WHAT THE TASK ASKS:
Retype the opening lines of the data exactly, stopping after the line that contains "(570,125) -- (647,125);". Skip every picture.

SUPPLIED MATERIAL:
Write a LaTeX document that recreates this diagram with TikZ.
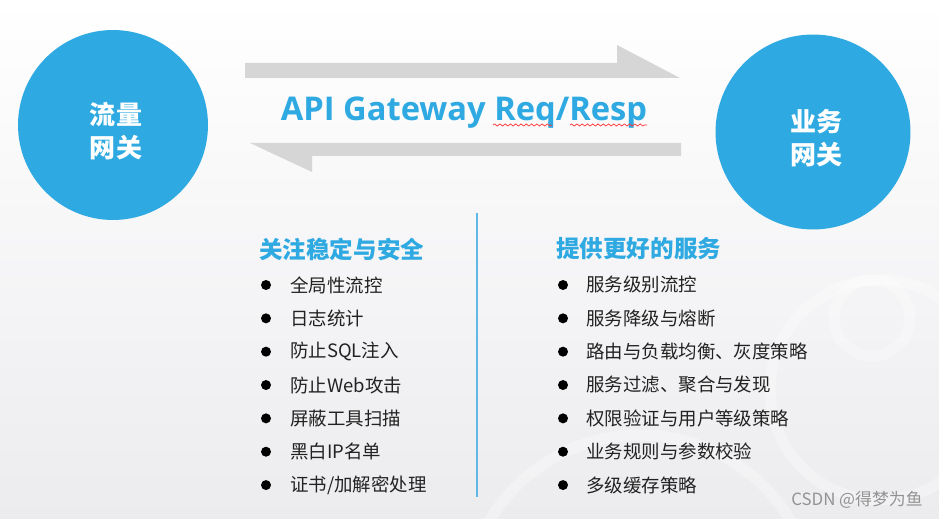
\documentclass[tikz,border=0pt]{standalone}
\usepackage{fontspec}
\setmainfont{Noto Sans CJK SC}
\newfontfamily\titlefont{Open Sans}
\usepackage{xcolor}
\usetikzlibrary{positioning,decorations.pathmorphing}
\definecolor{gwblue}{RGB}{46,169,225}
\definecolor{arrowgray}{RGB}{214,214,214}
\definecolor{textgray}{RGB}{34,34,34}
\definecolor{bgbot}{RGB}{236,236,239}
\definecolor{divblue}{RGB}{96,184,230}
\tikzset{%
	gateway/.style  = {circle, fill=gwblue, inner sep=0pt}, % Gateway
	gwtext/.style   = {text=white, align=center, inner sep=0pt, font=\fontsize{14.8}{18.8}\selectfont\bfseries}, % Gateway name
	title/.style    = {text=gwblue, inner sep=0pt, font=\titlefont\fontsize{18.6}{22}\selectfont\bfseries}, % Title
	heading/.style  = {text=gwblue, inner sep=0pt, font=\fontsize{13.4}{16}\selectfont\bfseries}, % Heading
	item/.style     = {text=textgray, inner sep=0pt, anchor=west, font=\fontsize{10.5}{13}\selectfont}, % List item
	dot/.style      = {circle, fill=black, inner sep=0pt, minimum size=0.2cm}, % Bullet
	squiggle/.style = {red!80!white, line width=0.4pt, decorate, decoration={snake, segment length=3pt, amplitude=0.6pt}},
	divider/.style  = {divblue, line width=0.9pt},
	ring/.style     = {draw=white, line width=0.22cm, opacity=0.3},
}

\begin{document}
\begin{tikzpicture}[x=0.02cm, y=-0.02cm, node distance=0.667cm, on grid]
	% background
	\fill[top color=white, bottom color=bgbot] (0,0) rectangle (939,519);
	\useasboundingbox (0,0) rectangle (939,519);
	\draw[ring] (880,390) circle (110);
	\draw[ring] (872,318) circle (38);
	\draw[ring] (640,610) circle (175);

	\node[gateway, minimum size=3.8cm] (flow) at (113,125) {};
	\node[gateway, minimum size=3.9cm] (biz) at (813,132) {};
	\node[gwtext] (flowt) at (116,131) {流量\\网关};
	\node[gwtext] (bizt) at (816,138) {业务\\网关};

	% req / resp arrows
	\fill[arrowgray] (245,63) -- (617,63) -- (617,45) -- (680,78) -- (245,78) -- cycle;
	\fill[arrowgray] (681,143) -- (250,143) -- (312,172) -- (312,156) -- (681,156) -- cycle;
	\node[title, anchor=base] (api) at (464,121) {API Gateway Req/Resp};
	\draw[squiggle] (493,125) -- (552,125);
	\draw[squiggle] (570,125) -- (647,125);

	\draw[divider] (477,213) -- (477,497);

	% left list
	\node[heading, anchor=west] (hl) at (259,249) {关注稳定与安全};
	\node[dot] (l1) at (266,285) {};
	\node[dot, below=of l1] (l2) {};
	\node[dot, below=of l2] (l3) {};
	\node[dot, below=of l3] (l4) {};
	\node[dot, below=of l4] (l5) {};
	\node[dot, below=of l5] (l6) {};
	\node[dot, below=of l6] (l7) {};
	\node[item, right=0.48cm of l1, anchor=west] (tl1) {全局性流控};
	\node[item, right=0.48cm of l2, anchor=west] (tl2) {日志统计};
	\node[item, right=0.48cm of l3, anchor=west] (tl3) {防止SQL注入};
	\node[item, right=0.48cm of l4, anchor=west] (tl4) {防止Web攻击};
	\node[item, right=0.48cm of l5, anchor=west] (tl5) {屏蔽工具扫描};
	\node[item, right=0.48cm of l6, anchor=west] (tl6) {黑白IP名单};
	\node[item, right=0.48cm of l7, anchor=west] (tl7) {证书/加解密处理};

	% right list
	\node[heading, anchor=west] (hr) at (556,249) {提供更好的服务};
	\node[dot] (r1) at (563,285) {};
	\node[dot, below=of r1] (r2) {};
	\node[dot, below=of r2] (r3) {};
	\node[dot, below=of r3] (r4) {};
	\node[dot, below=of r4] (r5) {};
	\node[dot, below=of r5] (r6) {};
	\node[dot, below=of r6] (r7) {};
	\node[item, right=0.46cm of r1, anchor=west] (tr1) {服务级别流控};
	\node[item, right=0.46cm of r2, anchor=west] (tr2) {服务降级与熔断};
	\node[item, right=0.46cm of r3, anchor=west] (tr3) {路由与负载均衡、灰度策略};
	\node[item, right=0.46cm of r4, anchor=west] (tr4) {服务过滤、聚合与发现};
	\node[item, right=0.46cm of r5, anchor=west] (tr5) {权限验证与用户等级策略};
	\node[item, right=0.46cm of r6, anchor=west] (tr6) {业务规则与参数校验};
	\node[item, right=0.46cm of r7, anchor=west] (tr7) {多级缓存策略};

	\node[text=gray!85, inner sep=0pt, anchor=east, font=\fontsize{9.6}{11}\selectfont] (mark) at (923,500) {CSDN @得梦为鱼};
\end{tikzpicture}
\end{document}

THE COMPLETED TASK:
Write a LaTeX document that recreates this diagram with TikZ.
\documentclass[tikz,border=0pt]{standalone}
\usepackage{fontspec}
\setmainfont{Noto Sans CJK SC}
\newfontfamily\titlefont{Open Sans}
\usepackage{xcolor}
\usetikzlibrary{positioning,decorations.pathmorphing}
\definecolor{gwblue}{RGB}{46,169,225}
\definecolor{arrowgray}{RGB}{214,214,214}
\definecolor{textgray}{RGB}{34,34,34}
\definecolor{bgbot}{RGB}{236,236,239}
\definecolor{divblue}{RGB}{96,184,230}
\tikzset{%
	gateway/.style  = {circle, fill=gwblue, inner sep=0pt}, % Gateway
	gwtext/.style   = {text=white, align=center, inner sep=0pt, font=\fontsize{14.8}{18.8}\selectfont\bfseries}, % Gateway name
	title/.style    = {text=gwblue, inner sep=0pt, font=\titlefont\fontsize{18.6}{22}\selectfont\bfseries}, % Title
	heading/.style  = {text=gwblue, inner sep=0pt, font=\fontsize{13.4}{16}\selectfont\bfseries}, % Heading
	item/.style     = {text=textgray, inner sep=0pt, anchor=west, font=\fontsize{10.5}{13}\selectfont}, % List item
	dot/.style      = {circle, fill=black, inner sep=0pt, minimum size=0.2cm}, % Bullet
	squiggle/.style = {red!80!white, line width=0.4pt, decorate, decoration={snake, segment length=3pt, amplitude=0.6pt}},
	divider/.style  = {divblue, line width=0.9pt},
	ring/.style     = {draw=white, line width=0.22cm, opacity=0.3},
}

\begin{document}
\begin{tikzpicture}[x=0.02cm, y=-0.02cm, node distance=0.667cm, on grid]
	% background
	\fill[top color=white, bottom color=bgbot] (0,0) rectangle (939,519);
	\useasboundingbox (0,0) rectangle (939,519);
	\draw[ring] (880,390) circle (110);
	\draw[ring] (872,318) circle (38);
	\draw[ring] (640,610) circle (175);

	\node[gateway, minimum size=3.8cm] (flow) at (113,125) {};
	\node[gateway, minimum size=3.9cm] (biz) at (813,132) {};
	\node[gwtext] (flowt) at (116,131) {流量\\网关};
	\node[gwtext] (bizt) at (816,138) {业务\\网关};

	% req / resp arrows
	\fill[arrowgray] (245,63) -- (617,63) -- (617,45) -- (680,78) -- (245,78) -- cycle;
	\fill[arrowgray] (681,143) -- (250,143) -- (312,172) -- (312,156) -- (681,156) -- cycle;
	\node[title, anchor=base] (api) at (464,121) {API Gateway Req/Resp};
	\draw[squiggle] (493,125) -- (552,125);
	\draw[squiggle] (570,125) -- (647,125);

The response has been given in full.